[START Material]

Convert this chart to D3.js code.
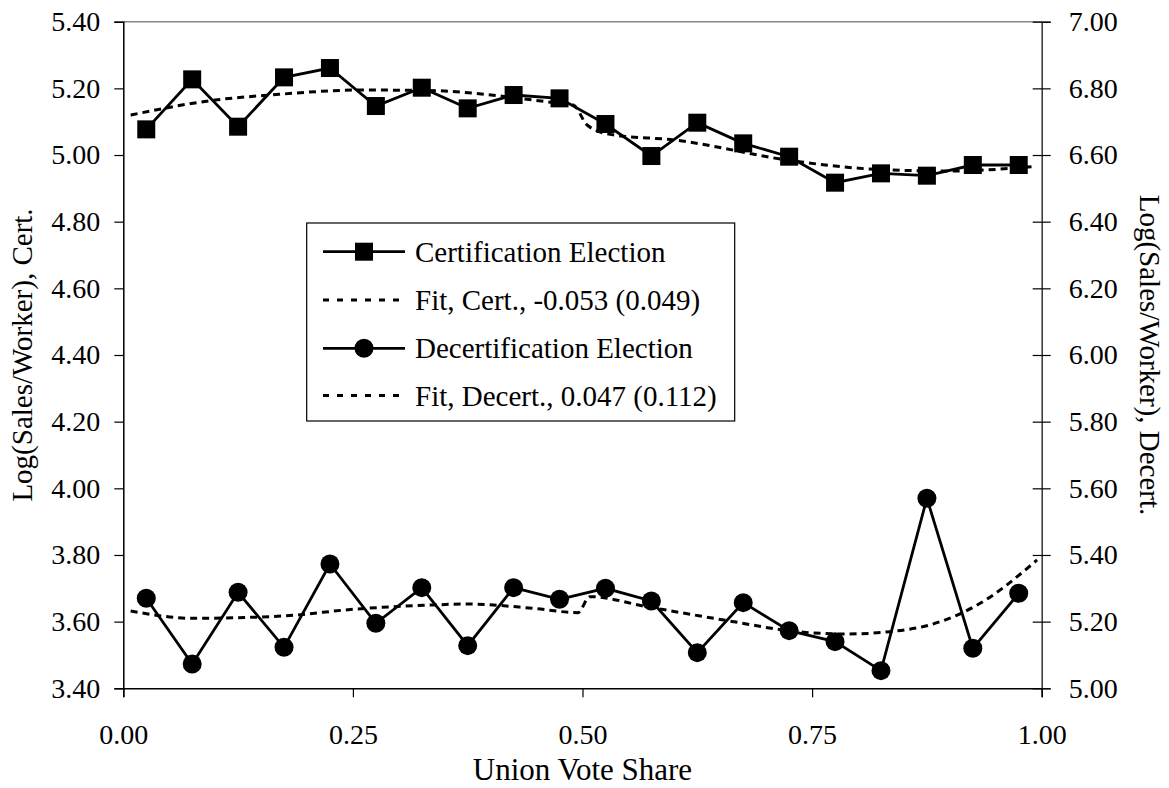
<!DOCTYPE html>
<html>
<head>
<meta charset="utf-8">
<script src="https://cdn.jsdelivr.net/npm/d3@7"></script>
<style>
  html, body { margin: 0; padding: 0; background: #fff; }
  svg { display: block; }
  text { font-family: "Liberation Serif", "Times New Roman", Times, serif; fill: #000; }
</style>
</head>
<body>
<svg id="chart" width="1169" height="788"></svg>
<script>
// ---- data ----
const voteShare = [0.025,0.075,0.125,0.175,0.225,0.275,0.325,0.375,0.425,0.475,
                   0.525,0.575,0.625,0.675,0.725,0.775,0.825,0.875,0.925,0.975];
const certValues = [5.077,5.227,5.085,5.233,5.261,5.147,5.202,5.140,5.180,5.170,
                    5.093,4.997,5.097,5.035,4.995,4.917,4.945,4.938,4.970,4.970];
const decertValues = [5.270,5.073,5.288,5.123,5.373,5.195,5.302,5.128,5.302,5.267,
                      5.300,5.262,5.107,5.257,5.173,5.140,5.053,5.570,5.120,5.285];
const certFitX = [0.008,0.10,0.16,0.26,0.34,0.41,0.475,0.49,0.505,0.53,0.60,0.73,0.82,0.90,0.99];
const certFitY = [5.120,5.165,5.180,5.195,5.193,5.177,5.155,5.150,5.090,5.062,5.045,4.982,4.957,4.952,4.965];
const decertFitX = [0.008,0.076,0.174,0.25,0.337,0.374,0.446,0.495,0.508,0.57,0.66,0.733,0.788,0.835,0.878,0.933,0.995];
const decertFitY = [5.232,5.210,5.217,5.237,5.250,5.253,5.240,5.227,5.275,5.245,5.202,5.170,5.163,5.170,5.190,5.255,5.385];
const xTicks = [0, 0.25, 0.5, 0.75, 1.0];
const leftTicks = [3.4,3.6,3.8,4.0,4.2,4.4,4.6,4.8,5.0,5.2,5.4];
const rightTicks = [5.0,5.2,5.4,5.6,5.8,6.0,6.2,6.4,6.6,6.8,7.0];
const legendLabels = ["Certification Election","Fit, Cert., -0.053 (0.049)",
                      "Decertification Election","Fit, Decert., 0.047 (0.112)"];
const xTitle = "Union Vote Share";
const yLeftTitle = "Log(Sales/Worker), Cert.";
const yRightTitle = "Log(Sales/Worker), Decert.";

// ---- layout ----
const L = 123.3, R = 1041.7, T = 21.7, B = 688.3;
const FONT = '"Liberation Serif","Times New Roman",Times,serif';
const svg = d3.select("#chart");
const x = d3.scaleLinear().domain([0,1]).range([L,R]);
const yL = d3.scaleLinear().domain([3.4,5.4]).range([B,T]);
const yR = d3.scaleLinear().domain([5.0,7.0]).range([B,T]);
const FS = 28, FSL = 29, FST = 29, FSX = 31;

// frame top
svg.append("line").attr("x1",L).attr("x2",R).attr("y1",T).attr("y2",T)
  .attr("stroke","#888").attr("stroke-width",1.5);

// axes
const gx = svg.append("g").attr("transform",`translate(0,${B})`)
  .call(d3.axisBottom(x).tickValues(xTicks).tickFormat(d3.format(".2f")).tickSize(9).tickPadding(27));
const gl = svg.append("g").attr("transform",`translate(${L},0)`)
  .call(d3.axisLeft(yL).tickValues(leftTicks).tickFormat(d3.format(".2f")).tickSize(9).tickPadding(14));
const gr = svg.append("g").attr("transform",`translate(${R},0)`)
  .call(d3.axisRight(yR).tickValues(rightTicks).tickFormat(d3.format(".2f")).tickSize(9).tickPadding(18));
gr.selectAll(".tick line").attr("x1",-9);
[gx,gl,gr].forEach(g => {
  g.attr("font-family",FONT).attr("font-size",FS);
  g.select(".domain").attr("stroke","#000").attr("stroke-width",1.5);
  g.selectAll(".tick line").attr("stroke","#000").attr("stroke-width",1.2);
  g.selectAll(".tick text").style("font-size",FS+"px").style("font-family",FONT);
});
gr.select(".domain").attr("stroke","#333");

// titles
svg.append("text").attr("x",(L+R)/2).attr("y",780).attr("text-anchor","middle")
  .style("font-size",FSX+"px").style("font-family",FONT).text(xTitle);
svg.append("text").attr("transform",`translate(22,${(T+B)/2}) rotate(-90)`)
  .attr("text-anchor","middle").attr("dominant-baseline","central")
  .style("font-size",FST+"px").style("font-family",FONT).text(yLeftTitle);
svg.append("text").attr("transform",`translate(1150,${(T+B)/2}) rotate(90)`)
  .attr("text-anchor","middle").attr("dominant-baseline","central")
  .style("font-size",FST+"px").style("font-family",FONT).text(yRightTitle);

// lines
const lineL = d3.line().x(d=>x(d[0])).y(d=>yL(d[1]));
const lineR = d3.line().x(d=>x(d[0])).y(d=>yR(d[1]));
const lineLs = d3.line().x(d=>x(d[0])).y(d=>yL(d[1])).curve(d3.curveMonotoneX);
const lineRs = d3.line().x(d=>x(d[0])).y(d=>yR(d[1])).curve(d3.curveMonotoneX);
const dash = "7,5";

svg.append("path").datum(certFitX.map((v,i)=>[v,certFitY[i]]))
  .attr("d",lineLs).attr("fill","none").attr("stroke","#000").attr("stroke-width",3).attr("stroke-dasharray",dash);
svg.append("path").datum(decertFitX.map((v,i)=>[v,decertFitY[i]]))
  .attr("d",lineRs).attr("fill","none").attr("stroke","#000").attr("stroke-width",3).attr("stroke-dasharray",dash);

svg.append("path").datum(voteShare.map((v,i)=>[v,certValues[i]]))
  .attr("d",lineL).attr("fill","none").attr("stroke","#000").attr("stroke-width",2.8);
svg.append("path").datum(voteShare.map((v,i)=>[v,decertValues[i]]))
  .attr("d",lineR).attr("fill","none").attr("stroke","#000").attr("stroke-width",2.8);

const SQ = 18;
svg.selectAll("rect.cert").data(voteShare).enter().append("rect")
  .attr("x",(d)=>x(d)-SQ/2).attr("y",(d,i)=>yL(certValues[i])-SQ/2)
  .attr("width",SQ).attr("height",SQ).attr("fill","#000");
svg.selectAll("circle.decert").data(voteShare).enter().append("circle")
  .attr("cx",d=>x(d)).attr("cy",(d,i)=>yR(decertValues[i])).attr("r",9.5).attr("fill","#000");

// legend
const lg = svg.append("g");
lg.append("rect").attr("x",306.7).attr("y",223).attr("width",428).attr("height",198)
  .attr("fill","#fff").attr("stroke","#000").attr("stroke-width",1.2);
const rowsY = [251.7,300,348.3,395.5];
legendLabels.forEach((lab,i)=>{
  const yy = rowsY[i];
  const isFit = i%2===1;
  lg.append("line").attr("x1",323).attr("x2",405).attr("y1",yy).attr("y2",yy)
    .attr("stroke","#000").attr("stroke-width",isFit?3:2.8)
    .attr("stroke-dasharray",isFit?"6,8":null);
  if(i===0) lg.append("rect").attr("x",364-9).attr("y",yy-9).attr("width",18).attr("height",18).attr("fill","#000");
  if(i===2) lg.append("circle").attr("cx",364).attr("cy",yy).attr("r",9.5).attr("fill","#000");
  lg.append("text").attr("x",415).attr("y",yy).attr("dy","0.35em")
    .style("font-size",FSL+"px").style("font-family",FONT).text(lab);
});
</script>
</body>
</html>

[END Material]

**Directions:**
Copy the listing word for word, excluding its pictures.

**Correct answer:**
Convert this chart to D3.js code.
<!DOCTYPE html>
<html>
<head>
<meta charset="utf-8">
<script src="https://cdn.jsdelivr.net/npm/d3@7"></script>
<style>
  html, body { margin: 0; padding: 0; background: #fff; }
  svg { display: block; }
  text { font-family: "Liberation Serif", "Times New Roman", Times, serif; fill: #000; }
</style>
</head>
<body>
<svg id="chart" width="1169" height="788"></svg>
<script>
// ---- data ----
const voteShare = [0.025,0.075,0.125,0.175,0.225,0.275,0.325,0.375,0.425,0.475,
                   0.525,0.575,0.625,0.675,0.725,0.775,0.825,0.875,0.925,0.975];
const certValues = [5.077,5.227,5.085,5.233,5.261,5.147,5.202,5.140,5.180,5.170,
                    5.093,4.997,5.097,5.035,4.995,4.917,4.945,4.938,4.970,4.970];
const decertValues = [5.270,5.073,5.288,5.123,5.373,5.195,5.302,5.128,5.302,5.267,
                      5.300,5.262,5.107,5.257,5.173,5.140,5.053,5.570,5.120,5.285];
const certFitX = [0.008,0.10,0.16,0.26,0.34,0.41,0.475,0.49,0.505,0.53,0.60,0.73,0.82,0.90,0.99];
const certFitY = [5.120,5.165,5.180,5.195,5.193,5.177,5.155,5.150,5.090,5.062,5.045,4.982,4.957,4.952,4.965];
const decertFitX = [0.008,0.076,0.174,0.25,0.337,0.374,0.446,0.495,0.508,0.57,0.66,0.733,0.788,0.835,0.878,0.933,0.995];
const decertFitY = [5.232,5.210,5.217,5.237,5.250,5.253,5.240,5.227,5.275,5.245,5.202,5.170,5.163,5.170,5.190,5.255,5.385];
const xTicks = [0, 0.25, 0.5, 0.75, 1.0];
const leftTicks = [3.4,3.6,3.8,4.0,4.2,4.4,4.6,4.8,5.0,5.2,5.4];
const rightTicks = [5.0,5.2,5.4,5.6,5.8,6.0,6.2,6.4,6.6,6.8,7.0];
const legendLabels = ["Certification Election","Fit, Cert., -0.053 (0.049)",
                      "Decertification Election","Fit, Decert., 0.047 (0.112)"];
const xTitle = "Union Vote Share";
const yLeftTitle = "Log(Sales/Worker), Cert.";
const yRightTitle = "Log(Sales/Worker), Decert.";

// ---- layout ----
const L = 123.3, R = 1041.7, T = 21.7, B = 688.3;
const FONT = '"Liberation Serif","Times New Roman",Times,serif';
const svg = d3.select("#chart");
const x = d3.scaleLinear().domain([0,1]).range([L,R]);
const yL = d3.scaleLinear().domain([3.4,5.4]).range([B,T]);
const yR = d3.scaleLinear().domain([5.0,7.0]).range([B,T]);
const FS = 28, FSL = 29, FST = 29, FSX = 31;

// frame top
svg.append("line").attr("x1",L).attr("x2",R).attr("y1",T).attr("y2",T)
  .attr("stroke","#888").attr("stroke-width",1.5);

// axes
const gx = svg.append("g").attr("transform",`translate(0,${B})`)
  .call(d3.axisBottom(x).tickValues(xTicks).tickFormat(d3.format(".2f")).tickSize(9).tickPadding(27));
const gl = svg.append("g").attr("transform",`translate(${L},0)`)
  .call(d3.axisLeft(yL).tickValues(leftTicks).tickFormat(d3.format(".2f")).tickSize(9).tickPadding(14));
const gr = svg.append("g").attr("transform",`translate(${R},0)`)
  .call(d3.axisRight(yR).tickValues(rightTicks).tickFormat(d3.format(".2f")).tickSize(9).tickPadding(18));
gr.selectAll(".tick line").attr("x1",-9);
[gx,gl,gr].forEach(g => {
  g.attr("font-family",FONT).attr("font-size",FS);
  g.select(".domain").attr("stroke","#000").attr("stroke-width",1.5);
  g.selectAll(".tick line").attr("stroke","#000").attr("stroke-width",1.2);
  g.selectAll(".tick text").style("font-size",FS+"px").style("font-family",FONT);
});
gr.select(".domain").attr("stroke","#333");

// titles
svg.append("text").attr("x",(L+R)/2).attr("y",780).attr("text-anchor","middle")
  .style("font-size",FSX+"px").style("font-family",FONT).text(xTitle);
svg.append("text").attr("transform",`translate(22,${(T+B)/2}) rotate(-90)`)
  .attr("text-anchor","middle").attr("dominant-baseline","central")
  .style("font-size",FST+"px").style("font-family",FONT).text(yLeftTitle);
svg.append("text").attr("transform",`translate(1150,${(T+B)/2}) rotate(90)`)
  .attr("text-anchor","middle").attr("dominant-baseline","central")
  .style("font-size",FST+"px").style("font-family",FONT).text(yRightTitle);

// lines
const lineL = d3.line().x(d=>x(d[0])).y(d=>yL(d[1]));
const lineR = d3.line().x(d=>x(d[0])).y(d=>yR(d[1]));
const lineLs = d3.line().x(d=>x(d[0])).y(d=>yL(d[1])).curve(d3.curveMonotoneX);
const lineRs = d3.line().x(d=>x(d[0])).y(d=>yR(d[1])).curve(d3.curveMonotoneX);
const dash = "7,5";

svg.append("path").datum(certFitX.map((v,i)=>[v,certFitY[i]]))
  .attr("d",lineLs).attr("fill","none").attr("stroke","#000").attr("stroke-width",3).attr("stroke-dasharray",dash);
svg.append("path").datum(decertFitX.map((v,i)=>[v,decertFitY[i]]))
  .attr("d",lineRs).attr("fill","none").attr("stroke","#000").attr("stroke-width",3).attr("stroke-dasharray",dash);

svg.append("path").datum(voteShare.map((v,i)=>[v,certValues[i]]))
  .attr("d",lineL).attr("fill","none").attr("stroke","#000").attr("stroke-width",2.8);
svg.append("path").datum(voteShare.map((v,i)=>[v,decertValues[i]]))
  .attr("d",lineR).attr("fill","none").attr("stroke","#000").attr("stroke-width",2.8);

const SQ = 18;
svg.selectAll("rect.cert").data(voteShare).enter().append("rect")
  .attr("x",(d)=>x(d)-SQ/2).attr("y",(d,i)=>yL(certValues[i])-SQ/2)
  .attr("width",SQ).attr("height",SQ).attr("fill","#000");
svg.selectAll("circle.decert").data(voteShare).enter().append("circle")
  .attr("cx",d=>x(d)).attr("cy",(d,i)=>yR(decertValues[i])).attr("r",9.5).attr("fill","#000");

// legend
const lg = svg.append("g");
lg.append("rect").attr("x",306.7).attr("y",223).attr("width",428).attr("height",198)
  .attr("fill","#fff").attr("stroke","#000").attr("stroke-width",1.2);
const rowsY = [251.7,300,348.3,395.5];
legendLabels.forEach((lab,i)=>{
  const yy = rowsY[i];
  const isFit = i%2===1;
  lg.append("line").attr("x1",323).attr("x2",405).attr("y1",yy).attr("y2",yy)
    .attr("stroke","#000").attr("stroke-width",isFit?3:2.8)
    .attr("stroke-dasharray",isFit?"6,8":null);
  if(i===0) lg.append("rect").attr("x",364-9).attr("y",yy-9).attr("width",18).attr("height",18).attr("fill","#000");
  if(i===2) lg.append("circle").attr("cx",364).attr("cy",yy).attr("r",9.5).attr("fill","#000");
  lg.append("text").attr("x",415).attr("y",yy).attr("dy","0.35em")
    .style("font-size",FSL+"px").style("font-family",FONT).text(lab);
});
</script>
</body>
</html>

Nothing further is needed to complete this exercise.